* [Goal]: Print exactly the lines from the first one down to the line that contains "(0,0) rectangle (1600,1316);", both included, and skip the pictures.
--
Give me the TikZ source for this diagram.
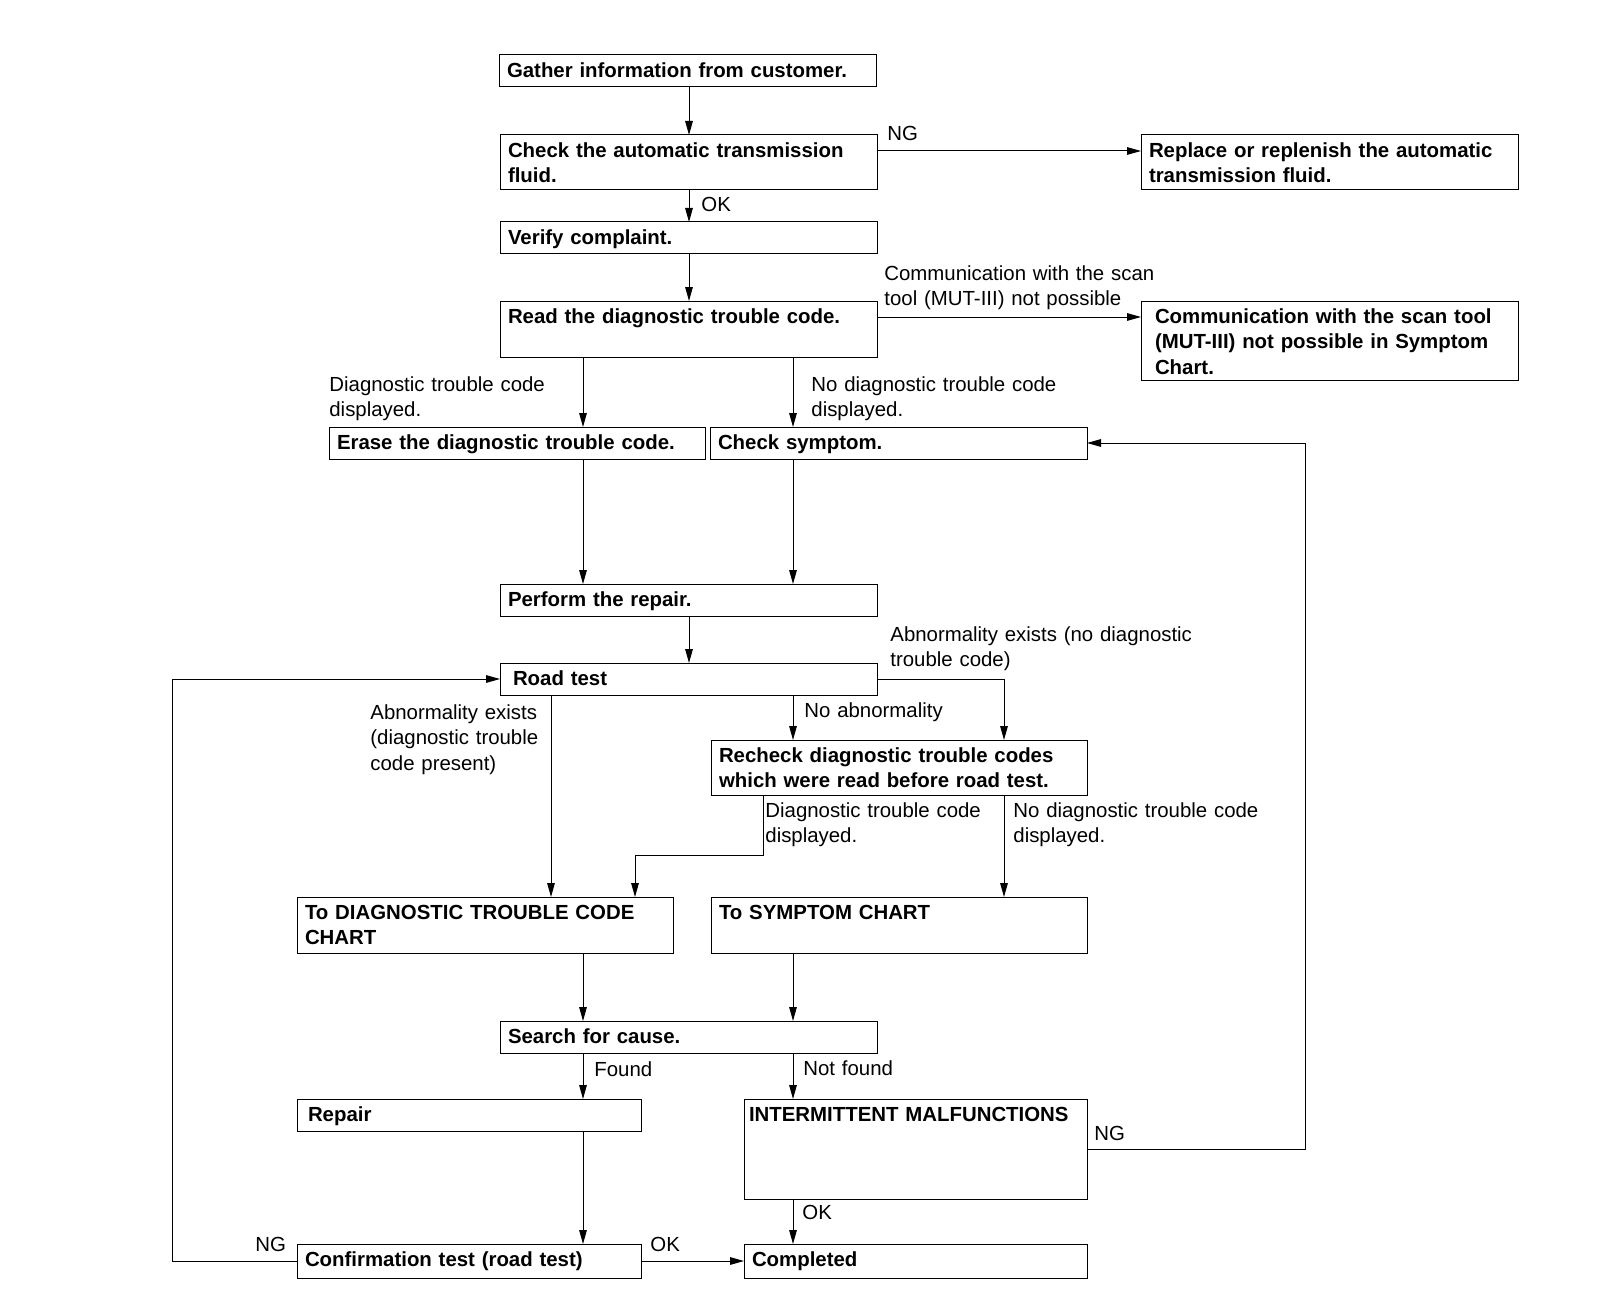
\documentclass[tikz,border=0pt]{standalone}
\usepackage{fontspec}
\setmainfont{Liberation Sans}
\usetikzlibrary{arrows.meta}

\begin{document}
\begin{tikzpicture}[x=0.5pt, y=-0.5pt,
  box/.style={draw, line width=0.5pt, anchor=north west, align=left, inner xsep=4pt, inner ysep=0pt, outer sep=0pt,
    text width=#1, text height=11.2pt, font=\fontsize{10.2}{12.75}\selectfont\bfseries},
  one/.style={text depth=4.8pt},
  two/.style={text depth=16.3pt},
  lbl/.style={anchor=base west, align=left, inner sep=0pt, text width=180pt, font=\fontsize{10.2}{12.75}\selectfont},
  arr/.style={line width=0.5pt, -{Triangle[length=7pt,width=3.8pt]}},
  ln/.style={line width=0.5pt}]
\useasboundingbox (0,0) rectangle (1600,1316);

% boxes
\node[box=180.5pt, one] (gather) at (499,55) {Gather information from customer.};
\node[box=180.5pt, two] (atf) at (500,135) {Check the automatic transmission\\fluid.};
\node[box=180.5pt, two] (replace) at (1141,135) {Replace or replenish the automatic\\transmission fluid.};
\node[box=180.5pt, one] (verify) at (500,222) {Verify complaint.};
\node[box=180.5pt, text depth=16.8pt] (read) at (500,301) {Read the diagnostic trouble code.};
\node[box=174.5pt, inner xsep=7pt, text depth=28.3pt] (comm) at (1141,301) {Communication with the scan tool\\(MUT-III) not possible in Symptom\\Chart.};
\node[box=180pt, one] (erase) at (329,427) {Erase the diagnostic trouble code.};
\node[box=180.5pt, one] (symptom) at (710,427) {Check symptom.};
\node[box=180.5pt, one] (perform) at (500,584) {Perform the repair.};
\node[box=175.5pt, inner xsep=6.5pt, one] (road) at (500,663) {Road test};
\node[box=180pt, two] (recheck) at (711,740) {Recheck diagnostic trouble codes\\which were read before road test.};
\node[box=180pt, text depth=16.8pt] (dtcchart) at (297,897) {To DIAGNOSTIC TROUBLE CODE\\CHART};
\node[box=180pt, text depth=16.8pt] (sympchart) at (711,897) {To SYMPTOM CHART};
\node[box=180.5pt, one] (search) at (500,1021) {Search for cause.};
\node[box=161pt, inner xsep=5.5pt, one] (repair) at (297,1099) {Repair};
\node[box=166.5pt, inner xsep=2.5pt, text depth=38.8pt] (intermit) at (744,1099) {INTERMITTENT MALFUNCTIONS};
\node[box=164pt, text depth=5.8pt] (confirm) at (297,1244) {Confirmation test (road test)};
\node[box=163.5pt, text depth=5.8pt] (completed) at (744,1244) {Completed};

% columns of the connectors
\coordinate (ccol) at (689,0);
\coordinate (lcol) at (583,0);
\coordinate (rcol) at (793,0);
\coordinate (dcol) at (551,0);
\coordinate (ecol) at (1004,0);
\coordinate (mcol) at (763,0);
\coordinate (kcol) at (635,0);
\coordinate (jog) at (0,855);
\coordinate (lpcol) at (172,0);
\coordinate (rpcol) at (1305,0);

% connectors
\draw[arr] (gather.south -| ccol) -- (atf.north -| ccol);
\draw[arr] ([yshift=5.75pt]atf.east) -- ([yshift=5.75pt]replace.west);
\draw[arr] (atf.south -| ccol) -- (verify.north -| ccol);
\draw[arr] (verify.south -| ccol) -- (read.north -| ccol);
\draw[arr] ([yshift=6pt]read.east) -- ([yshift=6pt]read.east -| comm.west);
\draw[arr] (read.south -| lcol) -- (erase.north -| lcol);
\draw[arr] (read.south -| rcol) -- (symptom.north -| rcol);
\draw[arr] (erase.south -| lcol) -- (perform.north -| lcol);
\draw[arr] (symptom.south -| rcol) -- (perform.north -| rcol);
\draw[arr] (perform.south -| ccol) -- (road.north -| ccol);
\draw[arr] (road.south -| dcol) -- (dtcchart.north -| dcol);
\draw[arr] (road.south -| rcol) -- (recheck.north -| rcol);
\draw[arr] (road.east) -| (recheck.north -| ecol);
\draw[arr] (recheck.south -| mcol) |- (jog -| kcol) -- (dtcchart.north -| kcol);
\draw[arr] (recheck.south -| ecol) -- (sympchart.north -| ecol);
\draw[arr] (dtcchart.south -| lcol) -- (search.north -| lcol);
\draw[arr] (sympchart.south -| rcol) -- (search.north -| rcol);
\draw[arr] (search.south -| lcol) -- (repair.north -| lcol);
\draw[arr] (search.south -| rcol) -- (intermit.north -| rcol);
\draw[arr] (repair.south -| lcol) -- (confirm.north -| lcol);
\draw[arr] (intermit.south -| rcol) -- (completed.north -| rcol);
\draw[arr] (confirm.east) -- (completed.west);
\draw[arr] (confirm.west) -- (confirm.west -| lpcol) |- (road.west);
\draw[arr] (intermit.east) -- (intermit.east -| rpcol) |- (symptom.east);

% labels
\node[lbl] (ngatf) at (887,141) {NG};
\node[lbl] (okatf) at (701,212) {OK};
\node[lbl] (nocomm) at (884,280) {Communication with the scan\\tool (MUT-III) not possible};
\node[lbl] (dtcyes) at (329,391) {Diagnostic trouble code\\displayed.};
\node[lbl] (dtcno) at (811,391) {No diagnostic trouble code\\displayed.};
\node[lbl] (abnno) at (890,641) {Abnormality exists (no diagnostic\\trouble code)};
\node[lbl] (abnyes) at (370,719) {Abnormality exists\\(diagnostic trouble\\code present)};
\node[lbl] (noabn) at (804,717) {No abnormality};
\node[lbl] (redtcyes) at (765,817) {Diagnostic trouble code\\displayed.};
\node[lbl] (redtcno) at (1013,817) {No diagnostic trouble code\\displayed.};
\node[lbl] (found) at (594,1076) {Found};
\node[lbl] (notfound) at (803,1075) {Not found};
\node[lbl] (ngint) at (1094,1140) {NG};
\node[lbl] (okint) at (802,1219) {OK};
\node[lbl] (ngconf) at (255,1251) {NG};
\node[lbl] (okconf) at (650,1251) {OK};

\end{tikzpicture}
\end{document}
--
* [Result]:
Give me the TikZ source for this diagram.
\documentclass[tikz,border=0pt]{standalone}
\usepackage{fontspec}
\setmainfont{Liberation Sans}
\usetikzlibrary{arrows.meta}

\begin{document}
\begin{tikzpicture}[x=0.5pt, y=-0.5pt,
  box/.style={draw, line width=0.5pt, anchor=north west, align=left, inner xsep=4pt, inner ysep=0pt, outer sep=0pt,
    text width=#1, text height=11.2pt, font=\fontsize{10.2}{12.75}\selectfont\bfseries},
  one/.style={text depth=4.8pt},
  two/.style={text depth=16.3pt},
  lbl/.style={anchor=base west, align=left, inner sep=0pt, text width=180pt, font=\fontsize{10.2}{12.75}\selectfont},
  arr/.style={line width=0.5pt, -{Triangle[length=7pt,width=3.8pt]}},
  ln/.style={line width=0.5pt}]
\useasboundingbox (0,0) rectangle (1600,1316);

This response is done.